Former (tenure not renewed) NTU professor for WKW School of Communication and Information, and current professor at the Department of Journalism in Hong Kong Baptist University, wrote a post on his blog, Air-Conditioned Nation, about SPH’s misplaced ‘defence’ of ‘pseudo-freedom’ of its press position, adding that the way the press behaves today was “exactly what Lee Kuan Yew designed the press system to do”.
He singled out two recent incidents. One, the censorship done by the Straits Times in its report on a recent talk at NUS which Prof Tommy Koh attended. Two, the recent closure of the political desk at the Straits Times to merge into the Singapore Desk, and the redeployment of former political editor, Li Xueying, on suspected displeasure from the PAP leadership towards her reporting and stance.
While Straits Times denied any infringement on press freedom, Cherian feels the workings in these news organisations only reinforce the ‘pseudo-freedom’ that Lee Kuan Yew so put in place in the Singapore press system. While Singapore falls into neither the category of the adversarial press like the New York Times or the Washington Post, nor the likes of The Global Times in China, that is an overt, total mouthpiece, the ‘fake media freedom’ model is specifically instituted by Lee Kuan Yew to help in PAP’s political hegemony and stranglehold on power.
“There are newspapers around the world that struggle for press freedom. There are others at the opposite end of the ideological spectrum, like China’s Global Times, that unapologetically serve as mouthpieces of the ruling party.
The Straits Times in Singapore is in neither category. It operates under laws that compel the press to align itself with the government, which is not its fault — but it tries to deny it. Instead of struggling to be free, it struggles to be seen as free.
..This is conformism and self-censorship at an advanced level, where gatekeepers do what’s required of the powers that be while insisting, maybe even believing, that they are acting independently.”
Mr George, at the book launch of Singapore, Incomplete.
In the article, he referenced a chapter on the press in Singapore from his own book, Singapore, Incomplete where he detailed how Lee Kuan Yew specifically enacted laws like the Newspaper and Printing Presses Act (1974) which essentially destroyed individual and family ownership of newspapers and instituted a ‘profit-based’ media company management model, whose main shareholders (management shareholders who have 200 times voting power compared to normal shareholders) are NTUC Income, OCBC Bank, etc. whose ‘common trait’ was that they were all ‘deeply invested in Singapore’s political stability’ and hence would favour and tilt the balance towards ‘favourable news’ for the PAP instead of ‘popular’ news, news that the people can feel emotional towards or that represented what the people wanted to speak after.

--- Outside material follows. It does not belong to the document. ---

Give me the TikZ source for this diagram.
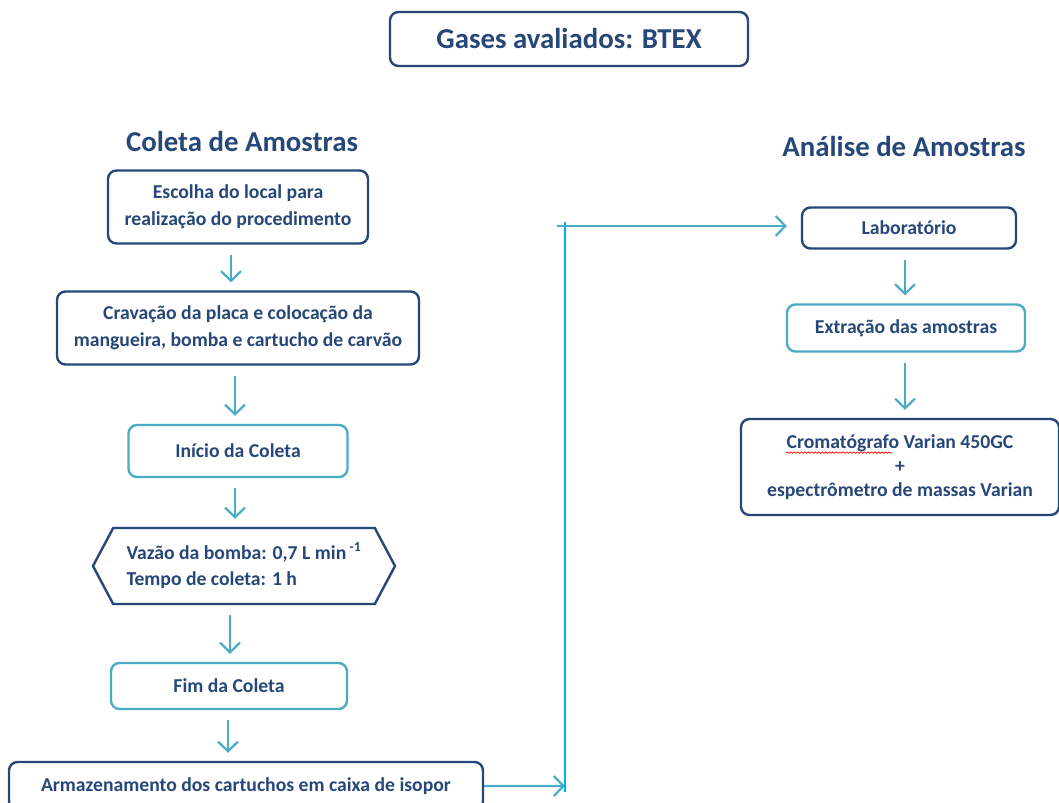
\documentclass[tikz,border=0pt]{standalone}
\usepackage{fontspec}
\setmainfont{Carlito}
\usepackage{tikz}
\usetikzlibrary{positioning,shapes.symbols,arrows.meta,decorations.pathmorphing}
\definecolor{darkb}{HTML}{264778}
\definecolor{lightb}{HTML}{4BACC6}
\definecolor{skyb}{HTML}{00B0F0}
\tikzstyle{blk}=[draw=darkb, rounded corners=6pt, line width=1.7pt, text=darkb, font=\bfseries\fontsize{14}{19}\selectfont, align=center]
\tikzstyle{blk1}=[blk, draw=lightb]
\tikzstyle{hexa}=[draw=darkb, line width=1.7pt, text=darkb, font=\bfseries\fontsize{14}{19}\selectfont, align=left, signal, signal to=west and east, signal pointer angle=124]
\tikzstyle{ttl}=[text=darkb, font=\bfseries\fontsize{20.5}{24}\selectfont]
\tikzstyle{flow}=[->, draw=lightb, line width=1.6pt, shorten <=0.25cm, shorten >=0.2cm]

\begin{document}
\begin{tikzpicture}[node distance=2cm,auto,>={Straight Barb[length=2.4mm,width=5mm]}]
\useasboundingbox (0,0) rectangle (26.475,-20.075);
\node[blk, minimum width=8.95cm, minimum height=1.35cm, font=\bfseries\fontsize{20.5}{24}\selectfont] at (14.225,-0.975) (gases) {Gases avaliados: BTEX};
\node[ttl] at (6.05,-3.525) (coleta) {Coleta de Amostras};
\node[ttl] at (22.6,-3.65) (analise) {Análise de Amostras};

% coleta
\node[blk, minimum width=6.5cm, minimum height=1.825cm] at (5.95,-5.175) (local) {Escolha do local para\\realização do procedimento};
\node[blk, below of = local, node distance = 3.025cm, minimum width=9.05cm, minimum height=1.825cm] (placa) {Cravação da placa e colocação da\\mangueira, bomba e cartucho de carvão};
\node[blk1, below of = placa, node distance = 3.075cm, minimum width=5.475cm, minimum height=1.3cm] (inicio) {Início da Coleta};
\node[hexa, below of = inicio, node distance = 2.875cm, xshift=0.15cm, minimum width=7.55cm, minimum height=1.9cm] (vazao) {Vazão da bomba: 0,7 L min\,\textsuperscript{-1}\\Tempo de coleta: 1 h};
\node[blk1, below of = vazao, node distance = 3cm, xshift=-0.375cm, minimum width=5.9cm, minimum height=1.15cm] (fim) {Fim da Coleta};
\node[blk, below of = fim, node distance = 2.5cm, xshift=0.425cm, minimum width=11.85cm, minimum height=1.2cm] (armaz) {Armazenamento dos cartuchos em caixa de isopor};

\draw[flow] ([xshift=-0.175cm]local.south) -- ([xshift=-0.175cm]local.south |- placa.north);
\draw[flow] ([xshift=-0.075cm]placa.south) -- ([xshift=-0.075cm]placa.south |- inicio.north);
\draw[flow] ([xshift=-0.075cm]inicio.south) -- ([xshift=-0.075cm]inicio.south |- vazao.north);
\draw[flow] ([xshift=-0.35cm]vazao.south) -- ([xshift=-0.35cm]vazao.south |- fim.north);
\draw[flow] ([xshift=-0.025cm]fim.south) -- ([xshift=-0.025cm]fim.south |- armaz.north);

% analise
\node[blk, minimum width=5.35cm, minimum height=1.025cm] at (22.725,-5.7) (lab) {Laboratório};
\node[blk1, below of = lab, node distance = 2.5cm, xshift=-0.075cm, minimum width=5.95cm, minimum height=1.175cm] (extr) {Extração das amostras};
\node[blk, below of = extr, node distance = 3.475cm, xshift=-0.15cm, minimum width=7.95cm, minimum height=2.4cm, font=\bfseries\fontsize{14}{17}\selectfont] (croma) {Cromatógrafo Varian 450GC\\+\\espectrômetro de massas Varian};
\draw[red, line width=0.5pt, decorate, decoration={snake, amplitude=0.5pt, segment length=2.5pt}] ([xshift=-2.85cm,yshift=0.36cm]croma.center) -- ++(2.65,0);

\draw[flow] ([xshift=-0.1cm]lab.south) -- ([xshift=-0.1cm]lab.south |- extr.north);
\draw[flow] ([xshift=-0.025cm]extr.south) -- ([xshift=-0.025cm]extr.south |- croma.north);

% ligacao
\coordinate (jb) at (14.125,-19.65);
\coordinate (jt) at (14.125,-5.65);
\draw[flow, shorten <=0pt, shorten >=0pt] (armaz.east) -- (jb);
\draw[skyb, line width=1.6pt] ([yshift=-0.14cm]jb) -- ([yshift=0.1cm]jt);
\draw[flow, shorten <=0pt, shorten >=0.35cm] ([xshift=-0.2cm]jt) -- (jt -| lab.west);
\end{tikzpicture}
\end{document}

This after learning from experience that it were those who put ideals ‘ahead of profits and even personal safety’, like the former chairman of Nanyang Siang Pau (later forcefully ‘merged with Sin Chew Jit Poh to form Lianhe Zaobao), Lee Eu Seng, who was detained under the ISA for 5 years, that posed the most serious ‘threat’ of fighting for justice and reporting the truth, much like The New York Times and Washington Post are all owned by family businesses. Lee Kuan Yew saw that those who do not fall into such categories and have ‘profit-minded’ management tended to employ ‘tamer editors’.
Meanwhile, MediaCorp is even more fully-controlled and is wholly owned by Temasek.